O prefeito de Santo André também ensaia lançar a mulher, Ana Carolina, na política, mas diz não ter a intenção de ser candidato a vice-governador no momento. Segundo ele, seu futuro na política depende das circunstâncias das próximas eleições.
Serra, ao contrário de Morando, se distanciou de Doria e diz ter mais identidade com o PSDB raiz, do resgate da social-democracia e da defesa do legado tucano, do que com o novo PSDB defendido pelo governador paulista.
O prefeito de Santo André diz ter escolhido Leite por ter um perfil semelhante ao do gaúcho e também por uma questão pragmática. Para ele, sem Leite, o PSDB não vai conseguir se apresentar como uma terceira via possível.
"Nesta eleição, para sair dessa polarização, a gente não precisa de um terceiro polo de radicalização, a gente precisa de alguém que tenha a maior capacidade de agregar e de unir, minha escolha foi por isso. Não vejo os outros candidatos com características competitivas para o momento que estamos vivendo", disse à reportagem.
Na avaliação de Morando, que defende Doria, o país precisa de um "governo com seriedade, respeito e equilíbrio".
"Não tenho dúvidas que a população brasileira buscará uma nova opção para administrar o país, que não seja o petismo e nem o bolsonarismo. Neste contexto, o governador João Doria reúne maior experiência para uma gestão equilibrada e que atenda aos anseios da nossa sociedade. Aliado a isso, demonstrou coragem de enfrentar todo um negacionismo e agir em prol das vidas brasileiras", afirmou à reportagem em nota.
Morando declarou ainda ter amizade com Doria e ter recebido com alegria o apoio do tucano na eleição de 2016.
"Temos similaridades na vida política, nos aspectos de ser combatente ao PT e encarar essa onda negacionista", afirma, ressaltando que ambos levam a gestão pública a sério, "sem tapinhas nas costas, mas com planejamento e resultados".
Questionado sobre sua relação com Morando, Serra afirmou que "muito mais por parte dele existe uma espécie de disputa fria, branca; mas da nossa parte não". "A minha decisão de apoiar Leite não teve nenhuma relação com a decisão dele [de apoiar Doria]."
O prefeito de Santo André disse que ambos se tratam cordialmente. "Já tivemos uma proximidade muito maior no passado, antes de virarmos prefeitos", completou, lembrando ser padrinho de casamento de Morando e ter trabalhado em suas campanhas para deputado.
Morando afirmou apenas ver "como natural a escolha de cada um por uma das opções de candidatos". "Nunca me escondi ou fiquei em cima do muro", completou.
O prefeito de São Bernardo não respondeu especificamente sobre suas intenções de ser candidato a vice ou de, futuramente, ocupar o cargo de governador.
Disse apenas querer "seguir contribuindo na vida pública" e afirmou que sua gestão devolveu "o orgulho aos nossos moradores, que estava enterrado, por abandono, desrespeito e ingerência de oito anos de gestão pública do PT".
Já Serra, ao comentar seus planos futuros, alfinetou Morando e Doria. "Imagino terminar meu mandato com avaliação boa, o que vem depois é consequência.
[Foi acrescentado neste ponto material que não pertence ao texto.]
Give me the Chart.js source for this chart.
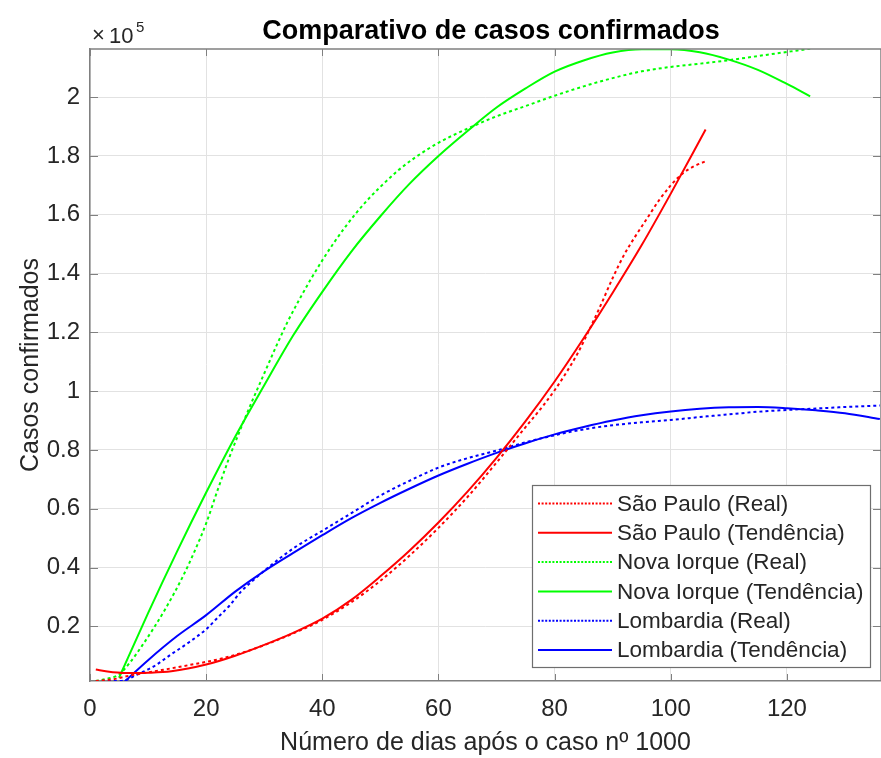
<!DOCTYPE html>
<html>
<head>
<meta charset="utf-8">
<script src="https://cdn.jsdelivr.net/npm/chart.js@4.4.1/dist/chart.umd.min.js"></script>
<style>
  html, body { margin: 0; padding: 0; background: #fff; }
  #wrap { width: 881px; height: 758px; }
</style>
</head>
<body>
<div id="wrap"><canvas id="chart" width="881" height="758"></canvas></div>
<script>
// ticks
const xTicks = [0, 20, 40, 60, 80, 100, 120];
const yTicks = [20000, 40000, 60000, 80000, 100000, 120000, 140000, 160000, 180000, 200000];

// São Paulo
const spRealDays = [1, 4, 7, 11, 14, 17, 20, 23, 27, 30, 35, 40, 45, 50, 55, 60, 65, 70, 75, 78, 80, 82, 84, 86, 88, 90, 92, 94, 96, 98, 100, 102, 104, 106];
const spReal = [1400, 2000, 3300, 4700, 5700, 6800, 7900, 9200, 11500, 13600, 17600, 22200, 28200, 35500, 44000, 53500, 64000, 75700, 87800, 95000, 100300, 106300, 113000, 121000, 129500, 138500, 146500, 153000, 159000, 165000, 170000, 174000, 176500, 178200];
const spTrendDays = [1, 3, 6, 10, 14, 20, 25, 30, 35, 40, 45, 50, 55, 60, 65, 70, 75, 80, 85, 90, 95, 100, 106];
const spTrend = [5300, 4600, 4100, 4200, 4700, 7000, 10000, 13700, 17800, 22600, 29000, 37000, 45700, 55300, 65800, 77300, 89800, 103300, 118000, 133500, 149700, 167200, 189000];

// Nova Iorque
const nyRealDays = [1, 3, 5, 7, 9, 11, 13, 16, 18, 20, 22, 24, 26, 28, 30, 32, 34, 36, 38, 40, 42, 44, 46, 48, 50, 53, 56, 60, 65, 70, 75, 80, 85, 90, 95, 100, 105, 110, 115, 120, 124];
const nyReal = [1400, 2200, 3600, 8000, 13500, 19500, 26000, 37000, 45500, 55000, 66500, 77500, 87500, 97000, 106000, 115000, 123500, 131000, 138000, 144500, 150500, 156000, 161000, 165500, 169500, 175000, 179500, 184500, 189300, 193500, 197000, 200500, 203700, 206500, 208800, 210300, 211400, 212600, 214000, 215400, 216500];
const nyTrendDays = [5, 10, 15, 20, 25, 30, 35, 40, 45, 50, 55, 60, 65, 70, 75, 80, 85, 90, 95, 100, 105, 110, 115, 120, 124];
const nyTrend = [2500, 24500, 45500, 65500, 84500, 102000, 119000, 133800, 147500, 159500, 170500, 180000, 188500, 196500, 203000, 208700, 212500, 215200, 216300, 216300, 215300, 212800, 209300, 204500, 200300];

// Lombardia
const loRealDays = [1, 4, 6, 8, 11, 14, 17, 20, 22, 24, 26, 28, 31, 35, 40, 45, 50, 55, 60, 65, 70, 75, 80, 85, 90, 95, 100, 105, 110, 115, 120, 125, 130, 136];
const loReal = [1400, 1400, 1600, 3500, 6400, 10500, 14500, 19000, 23000, 27000, 31800, 35500, 40500, 46500, 52500, 58500, 64500, 69500, 74000, 77200, 79800, 82600, 85000, 87000, 88400, 89400, 90200, 91200, 92100, 93000, 93600, 94100, 94600, 95100];
const loTrendDays = [6, 10, 15, 20, 25, 30, 35, 40, 45, 50, 55, 60, 65, 70, 75, 80, 85, 90, 95, 100, 105, 110, 115, 120, 125, 130, 136];
const loTrend = [1300, 8500, 16700, 23800, 31800, 38800, 45000, 51000, 56800, 62000, 66800, 71300, 75300, 79000, 82300, 85300, 87800, 90000, 91800, 93100, 94000, 94500, 94600, 94200, 93500, 92500, 90500];

const FONT = '"Liberation Sans", Arial, Helvetica, sans-serif';
const TEXT = '#262626';
const AXIS = '#808080';
const GRID = '#e2e2e2';

function pts(days, vals) {
  return days.map((d, i) => ({ x: d, y: vals[i] }));
}

function series(label, days, vals, color, dotted) {
  return {
    label: label,
    data: pts(days, vals),
    borderColor: color,
    backgroundColor: color,
    borderWidth: 2,
    borderDash: dotted ? [3, 3] : [],
    pointRadius: 0,
    cubicInterpolationMode: 'monotone',
    fill: false,
  };
}

// title, exponent, top border, inward ticks, legend box
const decorations = {
  id: 'decorations',
  afterDraw(chart) {
    const ctx = chart.ctx;
    const a = chart.chartArea;
    const xs = chart.scales.x;
    const ys = chart.scales.y;
    ctx.save();

    ctx.strokeStyle = AXIS;
    ctx.lineWidth = 1.5;
    ctx.beginPath();
    ctx.moveTo(a.left, a.top);
    ctx.lineTo(a.right, a.top);
    ctx.lineTo(a.right, a.bottom);
    ctx.stroke();

    ctx.lineWidth = 1;
    ctx.beginPath();
    xTicks.forEach(v => {
      const px = Math.round(xs.getPixelForValue(v)) + 0.5;
      ctx.moveTo(px, a.bottom); ctx.lineTo(px, a.bottom - 7);
      ctx.moveTo(px, a.top); ctx.lineTo(px, a.top + 7);
    });
    yTicks.forEach(v => {
      const py = Math.round(ys.getPixelForValue(v)) + 0.5;
      ctx.moveTo(a.left, py); ctx.lineTo(a.left + 8, py);
      ctx.moveTo(a.right, py); ctx.lineTo(a.right - 8, py);
    });
    ctx.stroke();

    ctx.fillStyle = '#000';
    ctx.font = 'bold 27px ' + FONT;
    ctx.textAlign = 'center';
    ctx.textBaseline = 'alphabetic';
    ctx.fillText('Comparativo de casos confirmados', 491, 39);

    ctx.fillStyle = TEXT;
    ctx.textAlign = 'left';
    ctx.font = '22px ' + FONT;
    ctx.fillText('\u00d7', 92, 42);
    ctx.fillText('10', 109, 43);
    ctx.font = '15px ' + FONT;
    ctx.fillText('5', 136, 32);

    // legend
    const bx = 532, by = 485, bw = 338, bh = 182;
    ctx.fillStyle = '#fff';
    ctx.fillRect(bx, by, bw, bh);
    ctx.strokeStyle = '#6e6e6e';
    ctx.lineWidth = 1.2;
    ctx.strokeRect(bx + 0.5, by + 0.5, bw, bh);
    ctx.font = '22.5px ' + FONT;
    ctx.textBaseline = 'middle';
    chart.data.datasets.forEach((ds, i) => {
      const ry = 503.5 + i * 29.3;
      ctx.strokeStyle = ds.borderColor;
      ctx.lineWidth = 2;
      ctx.setLineDash(ds.borderDash.length ? [2, 1.6] : []);
      ctx.beginPath();
      ctx.moveTo(538, ry);
      ctx.lineTo(612, ry);
      ctx.stroke();
      ctx.setLineDash([]);
      ctx.fillStyle = TEXT;
      ctx.fillText(ds.label, 617, ry + 1);
    });

    ctx.restore();
  }
};

new Chart(document.getElementById('chart'), {
  type: 'line',
  data: {
    datasets: [
      series('São Paulo (Real)', spRealDays, spReal, '#ff0000', true),
      series('São Paulo (Tendência)', spTrendDays, spTrend, '#ff0000', false),
      series('Nova Iorque (Real)', nyRealDays, nyReal, '#00ff00', true),
      series('Nova Iorque (Tendência)', nyTrendDays, nyTrend, '#00ff00', false),
      series('Lombardia (Real)', loRealDays, loReal, '#0000ff', true),
      series('Lombardia (Tendência)', loTrendDays, loTrend, '#0000ff', false),
    ],
  },
  options: {
    responsive: false,
    animation: false,
    layout: { padding: { top: 49, left: 0, right: 0, bottom: 0 } },
    plugins: {
      legend: { display: false },
      tooltip: { enabled: false },
      title: { display: false },
    },
    scales: {
      x: {
        type: 'linear',
        min: 0,
        max: 136.2,
        afterBuildTicks: (s) => { s.ticks = xTicks.map(v => ({ value: v })); },
        afterFit: (s) => { s.height = 77; },
        grid: { color: GRID, drawTicks: false },
        border: { color: AXIS, width: 1.5 },
        ticks: { padding: 14, color: TEXT, font: { family: FONT, size: 24 } },
        title: {
          display: true,
          text: 'Número de dias após o caso nº 1000',
          color: TEXT,
          font: { family: FONT, size: 25 },
          padding: { top: 0, bottom: 0 },
        },
      },
      y: {
        type: 'linear',
        min: 1400,
        max: 216400,
        afterBuildTicks: (s) => { s.ticks = yTicks.map(v => ({ value: v })); },
        afterFit: (s) => { s.width = 90; },
        grid: { color: GRID, drawTicks: false },
        border: { color: AXIS, width: 1.5 },
        ticks: {
          padding: 10,
          color: TEXT,
          font: { family: FONT, size: 24 },
          callback: (v) => String(Math.round(v / 10000) / 10),
        },
        title: {
          display: true,
          text: 'Casos confirmados',
          color: TEXT,
          font: { family: FONT, size: 25 },
          padding: { top: 16, bottom: 0 },
        },
      },
    },
  },
  plugins: [decorations],
});
</script>
</body>
</html>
O projeto político não pode ser pessoal, uma coisa só da vaidade", disse, afirmando que o rival local se apega mais à política do que à gestão.
"Quero continuar na vida pública e dar minha contribuição, tem inúmeras alternativas: Congresso Nacional, Assembleia, no Governo do Estado. Mas é consequência de construção, não é uma imposição. Não pode ser um projeto 'eu desejo e vou fazer de tudo', acredito mais na linha pacificadora. Não tenho pretensão definida", completou.